What you should do: Which lines fall between the line holding "Clone this chart in Apache ECharts." and the line holding "[247, 79], 24).slice(1));", inclusive? Retype them exactly, without the pictures, and add nothing else.

-------- The input --------

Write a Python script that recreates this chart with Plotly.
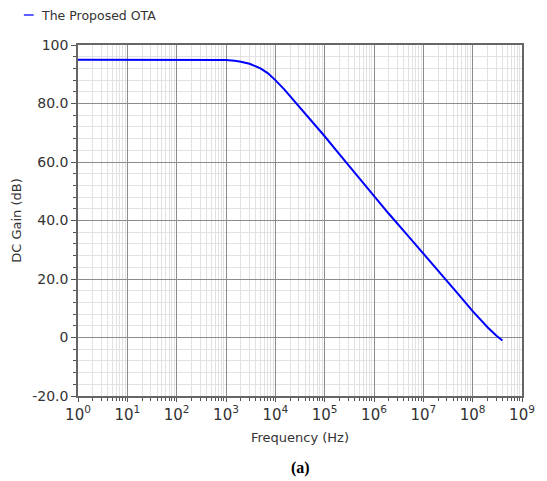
import plotly.graph_objects as go

# Data
freq_hz = [1, 10, 100, 500, 1000, 1500, 2000, 3000, 4000, 5000, 7000,
           1e4, 1.5e4, 2e4, 3e4, 5e4, 7e4, 1e5, 2e5, 5e5, 1e6, 2e6, 5e6,
           1e7, 2e7, 5e7, 1e8, 1.5e8, 2e8, 3e8, 4e8]
gain_db = [95.0, 95.0, 95.0, 95.0, 94.9, 94.6, 94.3, 93.6, 92.8, 92.0, 90.4,
           88.0, 84.9, 82.5, 79.0, 74.7, 71.8, 68.8, 62.6, 54.6, 48.2, 42.3, 34.6,
           28.8, 22.9, 15.0, 9.0, 5.7, 3.5, 0.7, -1.0]

y_tickvals = [-20, 0, 20, 40, 60, 80, 100]
y_ticktext = ["-20.0", "0", "20.0", "40.0", "60.0", "80.0", "100"]
x_exponents = [0, 1, 2, 3, 4, 5, 6, 7, 8, 9]
x_tickvals = [10 ** e for e in x_exponents]
x_ticktext = [f"10<sup>{e}</sup>" for e in x_exponents]
x_minor_vals = [m * 10 ** e for e in x_exponents[:-1] for m in range(2, 10)]

series_name = "The Proposed OTA"

W, H = 547, 481
L, R, T, B = 78, 18, 45, 85
pw = W - L - R
ph = H - T - B

fig = go.Figure()
fig.add_trace(go.Scatter(x=freq_hz, y=gain_db, mode="lines", name=series_name,
                         line=dict(color="#0000ff", width=2),
                         showlegend=False))

font_main = "DejaVu Sans, Verdana, sans-serif"

fig.update_layout(
    width=W, height=H,
    margin=dict(l=L, r=R, t=T, b=B, pad=0),
    paper_bgcolor="white", plot_bgcolor="white",
    font=dict(family=font_main, size=13, color="#333333"),
    xaxis=dict(
        type="log", range=[0, 9],
        tickvals=x_tickvals, ticktext=x_ticktext,
        tickfont=dict(size=15, color="#333333"),
        showgrid=True, gridcolor="#8c8c8c", gridwidth=1,
        ticks="outside", ticklen=4, tickcolor="#555555",
        showline=True, linecolor="#666666", linewidth=1.5, mirror=True,
        zeroline=False,
        minor=dict(tickvals=x_minor_vals, showgrid=True, gridcolor="#e2e2e2",
                   gridwidth=1, ticks="outside", ticklen=3, tickcolor="#555555"),
        title=dict(text="Frequency (Hz)", font=dict(size=13, color="#333333"), standoff=10),
    ),
    yaxis=dict(
        range=[-20, 100],
        tickvals=y_tickvals, ticktext=y_ticktext,
        tickfont=dict(size=14, color="#333333"),
        showgrid=True, gridcolor="#8c8c8c", gridwidth=1,
        ticks="outside", ticklen=5, tickcolor="#555555",
        showline=True, linecolor="#666666", linewidth=1.5, mirror=True,
        zeroline=False,
        minor=dict(dtick=4, showgrid=True, gridcolor="#e2e2e2", gridwidth=1,
                   ticks="outside", ticklen=3, tickcolor="#555555"),
        title=dict(text="DC Gain (dB)", font=dict(size=13, color="#333333"), standoff=8),
    ),
)

# Legend-like label at top-left
def px_to_paper_x(px):
    return (px - L) / pw

def px_to_paper_y(py):
    return (H - B - py) / ph

fig.add_shape(type="line", xref="paper", yref="paper",
              x0=px_to_paper_x(23), x1=px_to_paper_x(33),
              y0=px_to_paper_y(15), y1=px_to_paper_y(15),
              line=dict(color="#6060ff", width=2))
fig.add_annotation(text=series_name, xref="paper", yref="paper",
                   x=px_to_paper_x(38), y=px_to_paper_y(15),
                   xanchor="left", yanchor="middle", showarrow=False,
                   font=dict(family=font_main, size=12.5, color="#333333"))
fig.add_annotation(text="<b>(a)</b>", xref="paper", yref="paper",
                   x=0.5, y=px_to_paper_y(468),
                   xanchor="center", yanchor="middle", showarrow=False,
                   font=dict(family="Liberation Serif, Times New Roman, serif", size=16, color="#000000"))

fig.write_html("out.html")
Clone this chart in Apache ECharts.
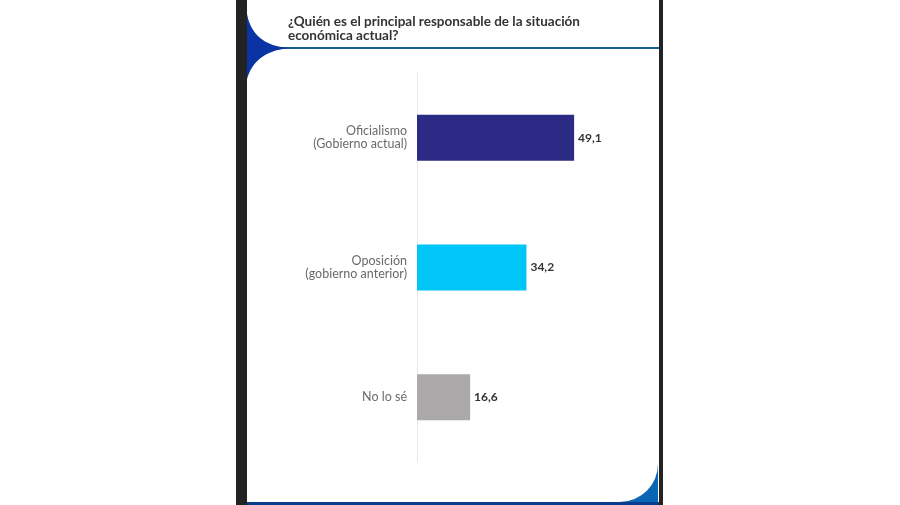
<!DOCTYPE html>
<html><head><meta charset="utf-8">
<script src="https://cdn.jsdelivr.net/npm/echarts@6/dist/echarts.min.js"></script>
<style>html,body{margin:0;padding:0;background:#fff}#c{width:900px;height:505px}</style>
</head><body><div id="c"></div>
<script>
const titleText = '¿Quién es el principal responsable de la situación\neconómica actual?';
const categories = ['Oficialismo\n(Gobierno actual)', 'Oposición\n(gobierno anterior)', 'No lo sé'];
const values = [49.1, 34.2, 16.6];
const valueLabels = ['49,1', '34,2', '16,6'];
const barColors = ['#2b2a84', '#00c6f7', '#aba9aa'];

function quad(p0, c, p1, n) {
  const pts = [];
  for (let i = 0; i <= n; i++) {
    const t = i / n, u = 1 - t;
    pts.push([u*u*p0[0] + 2*u*t*c[0] + t*t*p1[0], u*u*p0[1] + 2*u*t*c[1] + t*t*p1[1]]);
  }
  return pts;
}
const cuspPts = quad([247, 14], [253, 46], [290, 48], 24).concat(quad([290, 48], [255, 51], [247, 79], 24).slice(1));

const chart = echarts.init(document.getElementById('c'), null, {renderer: 'canvas'});
chart.setOption({
  backgroundColor: '#ffffff',
  animation: false,
  title: {
    text: titleText, left: 283, top: 10,
    textStyle: {fontFamily: 'Lato', fontWeight: 'bold', fontSize: 13.5, color: '#333333', lineHeight: 14}
  },
  graphic: [
    {type: 'rect', z: -10, shape: {x: 600, y: 430, width: 58, height: 75}, style: {fill: '#0a66b4'}},
    {type: 'rect', z: -9, shape: {x: 247, y: 0, width: 411, height: 502, r: [0, 0, 38, 0]}, style: {fill: '#ffffff'}},
    {type: 'rect', z: 5, shape: {x: 236, y: 0, width: 11, height: 505}, style: {fill: '#232323'}},
    {type: 'rect', z: 5, shape: {x: 659, y: 0, width: 4, height: 505}, style: {fill: '#232323'}},
    {type: 'rect', z: 5, shape: {x: 247, y: 502, width: 412, height: 3}, style: {fill: '#0a3c8c'}},
    {type: 'rect', z: 5, shape: {x: 280, y: 47, width: 379, height: 2}, style: {fill: '#1c5f8e'}},
    {type: 'polygon', z: 6, shape: {points: cuspPts}, style: {fill: '#0a33a3'}}
  ],
  grid: {left: 417, width: 160, top: 73, height: 389},
  xAxis: {type: 'value', min: 0, max: 50, show: false},
  yAxis: {
    type: 'category', data: categories, inverse: true,
    axisLine: {show: true, lineStyle: {color: '#e8e8e8', width: 1}},
    axisTick: {show: false},
    axisLabel: {margin: 10, fontFamily: 'Lato', fontSize: 12.5, color: '#6a6a6a', lineHeight: 13, align: 'right'}
  },
  series: [{
    type: 'bar', barWidth: 46,
    data: values.map((v, i) => ({value: v, itemStyle: {color: barColors[i]}})),
    label: {
      show: true, position: 'right', distance: 4,
      formatter: p => valueLabels[p.dataIndex],
      fontFamily: 'Lato', fontWeight: 'bold', fontSize: 12, color: '#333333'
    }
  }]
});
</script></body></html>
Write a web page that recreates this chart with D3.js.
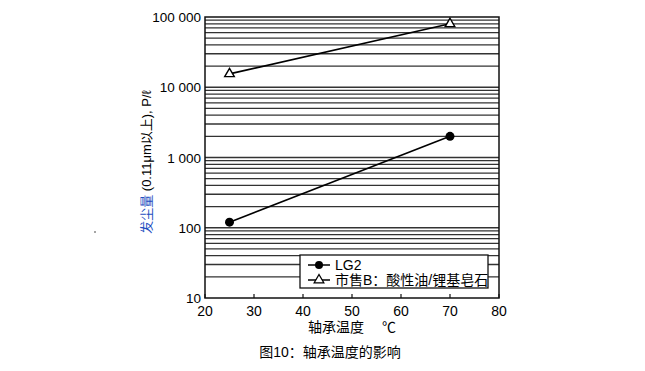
<!DOCTYPE html>
<html>
<head>
<meta charset="utf-8">
<script src="https://cdn.jsdelivr.net/npm/d3@7"></script>
<style>
  body { margin: 0; background: #fff; }
  text { font-family: "Liberation Sans", Arial, "Noto Sans CJK SC", sans-serif; }
</style>
</head>
<body>
<svg id="chart" width="645" height="371"></svg>
<script>
// data
var temps = [25, 70];
var lg2 = [120, 2000];
var commercialB = [15500, 80000];
var xTicks = [20, 30, 40, 50, 60, 70, 80];
var yTicks = [10, 100, 1000, 10000, 100000];
var yTickLabels = ["10", "100", "1 000", "10 000", "100 000"];
var seriesNames = ["LG2", "市售B：酸性油/锂基皂石"];

(function () {
  var svg = d3.select("#chart");
  var pLeft = 205, pRight = 499, pTop = 17, pBottom = 298;

  var x = d3.scaleLinear().domain([20, 80]).range([pLeft, pRight]);
  var y = d3.scaleLog().domain([10, 100000]).range([pBottom, pTop]);

  // horizontal grid lines at every minor log step
  var grid = [];
  for (var d = 10; d < 100000; d *= 10) {
    for (var k = 1; k < 10; k++) grid.push(d * k);
  }
  svg.append("g").selectAll("line")
    .data(grid.filter(function (v) { return v > 10; }))
    .enter().append("line")
    .attr("x1", pLeft).attr("x2", pRight)
    .attr("y1", function (v) { return y(v); })
    .attr("y2", function (v) { return y(v); })
    .style("stroke", "#333")
    .style("stroke-width", 1.3);

  // frame
  svg.append("rect")
    .attr("x", pLeft).attr("y", pTop)
    .attr("width", pRight - pLeft).attr("height", pBottom - pTop)
    .style("fill", "none").style("stroke", "#111").style("stroke-width", 1.5);

  // x ticks
  svg.append("g").selectAll("line")
    .data(xTicks)
    .enter().append("line")
    .attr("x1", function (v) { return x(v); }).attr("x2", function (v) { return x(v); })
    .attr("y1", pBottom).attr("y2", pBottom - 4)
    .style("stroke", "#111").style("stroke-width", 1.2);

  svg.append("g").selectAll("text")
    .data(xTicks)
    .enter().append("text")
    .attr("x", function (v) { return x(v); })
    .attr("y", pBottom + 18)
    .attr("text-anchor", "middle")
    .style("font-size", "14px")
    .text(function (v) { return v; });

  svg.append("g").selectAll("text")
    .data(yTicks)
    .enter().append("text")
    .attr("x", pLeft - 4)
    .attr("y", function (v) { return y(v) + 5; })
    .attr("text-anchor", "end")
    .style("font-size", "13.5px")
    .text(function (v, i) { return yTickLabels[i]; });

  // lines
  var line = d3.line()
    .x(function (d) { return x(d[0]); })
    .y(function (d) { return y(d[1]); });

  var lgData = d3.zip(temps, lg2);
  var bData = d3.zip(temps, commercialB);

  [lgData, bData].forEach(function (s) {
    svg.append("path")
      .datum(s)
      .attr("d", line)
      .style("fill", "none").style("stroke", "#000").style("stroke-width", 1.6);
  });

  svg.append("g").selectAll("circle")
    .data(lgData)
    .enter().append("circle")
    .attr("cx", function (d) { return x(d[0]); })
    .attr("cy", function (d) { return y(d[1]); })
    .attr("r", 4.5)
    .style("fill", "#000");

  var tri = d3.symbol().type(d3.symbolTriangle).size(40);
  svg.append("g").selectAll("path")
    .data(bData)
    .enter().append("path")
    .attr("d", tri)
    .attr("transform", function (d) { return "translate(" + x(d[0]) + "," + y(d[1]) + ")"; })
    .style("fill", "#fff").style("stroke", "#000").style("stroke-width", 1.4);

  // legend
  var lg = svg.append("g");
  lg.append("rect")
    .attr("x", 300).attr("y", 255).attr("width", 188).attr("height", 33)
    .style("fill", "#fff").style("stroke", "#111").style("stroke-width", 1.3);
  seriesNames.forEach(function (name, i) {
    var ly = 265 + i * 15;
    lg.append("line")
      .attr("x1", 308).attr("x2", 330).attr("y1", ly).attr("y2", ly)
      .style("stroke", "#000").style("stroke-width", 1.5);
    if (i === 0) {
      lg.append("circle").attr("cx", 319).attr("cy", ly).attr("r", 4).style("fill", "#000");
    } else {
      lg.append("path").attr("d", tri)
        .attr("transform", "translate(319," + ly + ")")
        .style("fill", "#fff").style("stroke", "#000").style("stroke-width", 1.3);
    }
    lg.append("text")
      .attr("x", 335).attr("y", ly + 5)
      .style("font-size", "14px")
      .text(name);
  });

  // axis titles
  svg.append("text")
    .attr("x", 352).attr("y", 332)
    .attr("text-anchor", "middle")
    .style("font-size", "14px")
    .text("轴承温度　 ℃");

  var yt = svg.append("text")
    .attr("transform", "translate(151,162) rotate(-90)")
    .attr("text-anchor", "middle")
    .style("font-size", "13px");
  yt.append("tspan").style("fill", "#1f4fbf").text("发尘量");
  yt.append("tspan").text("  (0.11\u03bcm以上), P/\u2113");

  svg.append("text")
    .attr("x", 330).attr("y", 357)
    .attr("text-anchor", "middle")
    .style("font-size", "14px")
    .text("图10：轴承温度的影响");

  svg.append("circle").attr("cx", 95).attr("cy", 232).attr("r", 0.8).style("fill", "#333");
})();
</script>
</body>
</html>
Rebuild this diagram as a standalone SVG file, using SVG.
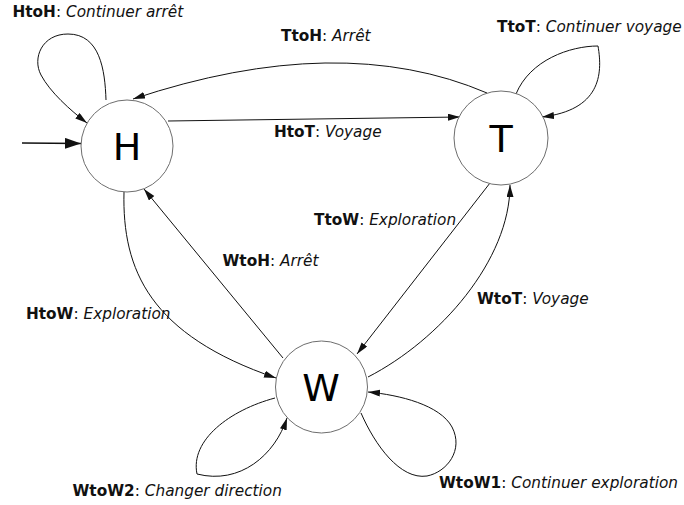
<svg xmlns="http://www.w3.org/2000/svg" width="684" height="505" viewBox="0 0 684 505">
  <style>
    .state { fill: #ffffff; stroke: #6e6e6e; stroke-width: 1; }
    .name { font-family: "DejaVu Sans", sans-serif; font-size: 38px; fill: #000; text-anchor: middle; }
    .edge { fill: none; stroke: #111; stroke-width: 1; marker-end: url(#arrow); }
    .lbl { font-family: "DejaVu Sans", sans-serif; font-size: 15.3px; fill: #111; }
    .lbl .k { font-weight: bold; }
    .lbl .v { font-style: oblique; }
  </style>
  <defs>
    <marker id="arrow" markerUnits="userSpaceOnUse" markerWidth="12" markerHeight="8" refX="12" refY="3.5" orient="auto">
      <path d="M0,0 L12,3.5 L0,7 z" fill="#111"/>
    </marker>
    <marker id="arrowBig" markerUnits="userSpaceOnUse" markerWidth="17" markerHeight="12" refX="16" refY="5.5" orient="auto">
      <path d="M0,0 L16,5.5 L0,11 z" fill="#111"/>
    </marker>
  </defs>

  <g id="connectors">
    <!-- initial state -->
    <path d="M22,143 L81,143.5" fill="none" stroke="#111" stroke-width="1.5" marker-end="url(#arrowBig)"/>
    <!-- HtoH -->
    <path class="edge" d="M106,100 C105,70 100,34 68,34 C42,34 32,58 41,75 C50,92 70,110 87,123"/>
    <!-- TtoH -->
    <path class="edge" d="M487,93 Q340,30 133,99"/>
    <!-- HtoT -->
    <path class="edge" d="M168,121 L460,117"/>
    <!-- TtoT -->
    <path class="edge" d="M516,94 C530,60 570,46 598,46 C603,75 600,110 542,117"/>
    <!-- TtoW -->
    <path class="edge" d="M490,183 L357,354"/>
    <!-- WtoT -->
    <path class="edge" d="M368,377 C440,340 510,260 510,185"/>
    <!-- WtoH -->
    <path class="edge" d="M283,358 L144,189"/>
    <!-- HtoW -->
    <path class="edge" d="M124,192 C122,270 150,335 276,378"/>
    <!-- WtoW2 -->
    <path class="edge" d="M275,398 C230,410 190,440 197,474 C240,485 275,455 287,418"/>
    <!-- WtoW1 -->
    <path class="edge" d="M361,413 C375,445 400,480 427,476 C447,472 464,450 452,427 C440,405 400,395 368,392"/>
  </g>

  <g id="H">
    <circle class="state" cx="127" cy="146" r="46"/>
    <text class="name" x="127" y="160">H</text>
  </g>
  <g id="T">
    <circle class="state" cx="501" cy="138" r="47"/>
    <text class="name" x="501" y="152">T</text>
  </g>
  <g id="W">
    <circle class="state" cx="321.5" cy="387" r="46"/>
    <text class="name" x="321" y="401">W</text>
  </g>

  <g id="labels">
    <text class="lbl" x="12.5" y="17"><tspan class="k">HtoH</tspan>: <tspan class="v">Continuer arrêt</tspan></text>
    <text class="lbl" x="281" y="41"><tspan class="k">TtoH</tspan>: <tspan class="v">Arrêt</tspan></text>
    <text class="lbl" x="497" y="32"><tspan class="k">TtoT</tspan>: <tspan class="v">Continuer voyage</tspan></text>
    <text class="lbl" x="274" y="137"><tspan class="k">HtoT</tspan>: <tspan class="v">Voyage</tspan></text>
    <text class="lbl" x="314" y="225"><tspan class="k">TtoW</tspan>: <tspan class="v">Exploration</tspan></text>
    <text class="lbl" x="222.5" y="266"><tspan class="k">WtoH</tspan>: <tspan class="v">Arrêt</tspan></text>
    <text class="lbl" x="26" y="319"><tspan class="k">HtoW</tspan>: <tspan class="v">Exploration</tspan></text>
    <text class="lbl" x="477" y="304"><tspan class="k">WtoT</tspan>: <tspan class="v">Voyage</tspan></text>
    <text class="lbl" x="72.5" y="496"><tspan class="k">WtoW2</tspan>: <tspan class="v">Changer direction</tspan></text>
    <text class="lbl" x="439" y="488"><tspan class="k">WtoW1</tspan>: <tspan class="v">Continuer exploration</tspan></text>
  </g>
</svg>
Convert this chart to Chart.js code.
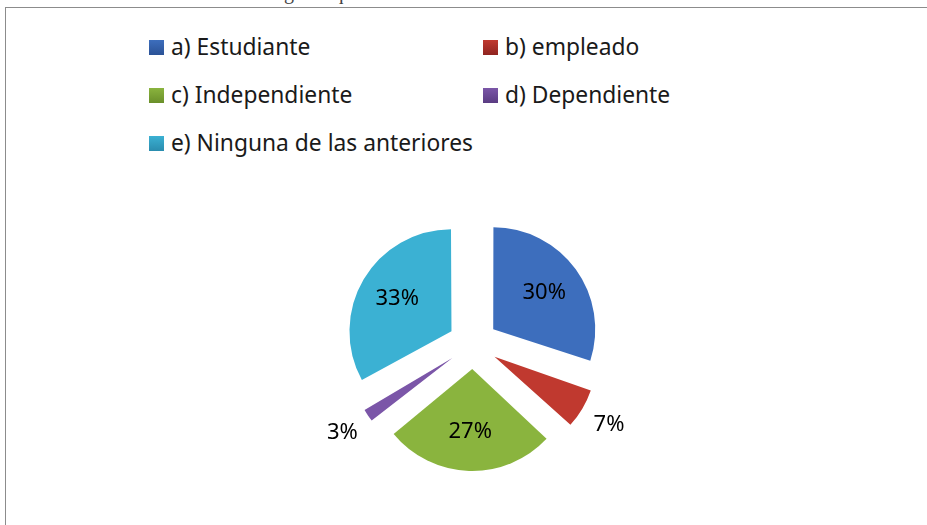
<!DOCTYPE html>
<html>
<head>
<meta charset="utf-8">
<script src="https://cdn.jsdelivr.net/npm/chart.js@4"></script>
<style>
  html, body { margin: 0; padding: 0; background: #fff; }
  #page { position: relative; width: 927px; height: 525px; overflow: hidden; }
  #titulo { position: absolute; left: 58px; top: -19px; font: 20px "Liberation Serif", serif; color: #444; white-space: nowrap; }
  #marco { position: absolute; left: 5px; top: 7px; width: 940px; height: 540px; border: 1.5px solid #8c8c8c; box-sizing: border-box; background: #fff; }
  #leyenda { position: absolute; left: 149px; top: 33px; font: 22.8px "Noto Sans", sans-serif; color: #1a1a1a; }
  .item { position: absolute; white-space: nowrap; height: 28px; line-height: 28px; }
  .item span.caja { position: absolute; left: 0; top: 7px; width: 15px; height: 15px; }
  .item span.txt { position: absolute; left: 22px; top: 0; }
  #wrap { position: absolute; left: 0; top: 0; width: 927px; height: 525px; }
</style>
</head>
<body>
<div id="page">
  <div id="titulo">Gráfico de la encuesta de negocio que actividad realiza</div>
  <div id="marco"></div>
  <div id="leyenda"></div>
  <div id="wrap"><canvas id="grafico"></canvas></div>
</div>
<script>
const categorias = ["a) Estudiante", "b) empleado", "c) Independiente", "d) Dependiente", "e) Ninguna de las anteriores"];
const porcentajes = [30, 7, 27, 3, 33];
const colores = ["#3d6ebd", "#c0392f", "#8ab43e", "#7b56a8", "#3bb1d3"];
const oscuros = ["#2b5296", "#8f2420", "#6a8f2a", "#5a3c82", "#2a8cae"];

const RADIO = 102;
const SEPARACION = 100; // Chart.js lo divide entre 4 al dibujar

// leyenda en dos columnas
const leyenda = document.getElementById("leyenda");
categorias.forEach((cat, i) => {
    const div = document.createElement("div");
    div.className = "item";
    div.style.left = (i % 2 === 0 ? 0 : 334) + "px";
    div.style.top = (Math.floor(i / 2) * 48) + "px";
    div.innerHTML = '<span class="caja" style="background:linear-gradient(' + colores[i] + ',' + oscuros[i] + ')"></span><span class="txt">' + cat + '</span>';
    leyenda.appendChild(div);
});

function relleno(context) {
    const chart = context.chart;
    const i = context.dataIndex;
    const arc = chart.getDatasetMeta(0).data[i];
    if (!arc || !arc.x) return colores[i];
    const g = chart.ctx.createRadialGradient(arc.x, arc.y, 0, arc.x, arc.y, RADIO + 25);
    g.addColorStop(0, colores[i]);
    g.addColorStop(0.8, colores[i]);
    g.addColorStop(1, oscuros[i]);
    return g;
}

// las porciones pequeñas crecen con el offset; se corrige el radio
const igualarRadio = {
    id: "igualarRadio",
    beforeDatasetsDraw(chart) {
        const meta = chart.getDatasetMeta(0);
        meta.data.forEach(arc => {
            const circ = arc.endAngle - arc.startAngle;
            const fix = 1 - Math.sin(Math.min(Math.PI, circ));
            arc.outerRadius = RADIO - (SEPARACION / 4) * fix;
        });
    }
};

const etiquetas = {
    id: "etiquetas",
    afterDatasetsDraw(chart) {
        const ctx = chart.ctx;
        const meta = chart.getDatasetMeta(0);
        ctx.save();
        ctx.font = '22px "Noto Sans", sans-serif';
        ctx.fillStyle = "#000";
        ctx.textAlign = "center";
        ctx.textBaseline = "middle";
        meta.data.forEach((arc, i) => {
            const mid = (arc.startAngle + arc.endAngle) / 2;
            const d = porcentajes[i] < 10 ? 158 : 88;
            const x = arc.x + Math.cos(mid) * d;
            const y = arc.y + Math.sin(mid) * d;
            ctx.fillText(porcentajes[i] + "%", x, y);
        });
        ctx.restore();
    }
};

new Chart(document.getElementById("grafico"), {
    type: "pie",
    data: {
        labels: categorias,
        datasets: [{
            data: porcentajes,
            backgroundColor: relleno,
            borderWidth: 0,
            offset: SEPARACION
        }]
    },
    options: {
        responsive: true,
        maintainAspectRatio: false,
        animation: false,
        radius: RADIO,
        layout: { padding: { left: 19, top: 163, right: 0, bottom: 0 } },
        plugins: {
            legend: { display: false },
            tooltip: { enabled: false }
        }
    },
    plugins: [igualarRadio, etiquetas]
});
</script>
</body>
</html>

--------

Output of the exercise:
Clone this chart in Apache ECharts.
<!DOCTYPE html>
<html><head><meta charset="utf-8">
<script src="https://cdn.jsdelivr.net/npm/echarts@6/dist/echarts.min.js"></script>
<style>html,body{margin:0;padding:0;background:#fff}#c{width:900px;height:505px}</style>
</head><body><div id="c"></div>
<script>
const titleText = '¿Quién es el principal responsable de la situación\neconómica actual?';
const categories = ['Oficialismo\n(Gobierno actual)', 'Oposición\n(gobierno anterior)', 'No lo sé'];
const values = [49.1, 34.2, 16.6];
const valueLabels = ['49,1', '34,2', '16,6'];
const barColors = ['#2b2a84', '#00c6f7', '#aba9aa'];

function quad(p0, c, p1, n) {
  const pts = [];
  for (let i = 0; i <= n; i++) {
    const t = i / n, u = 1 - t;
    pts.push([u*u*p0[0] + 2*u*t*c[0] + t*t*p1[0], u*u*p0[1] + 2*u*t*c[1] + t*t*p1[1]]);
  }
  return pts;
}
const cuspPts = quad([247, 14], [253, 46], [290, 48], 24).concat(quad([290, 48], [255, 51], [247, 79], 24).slice(1));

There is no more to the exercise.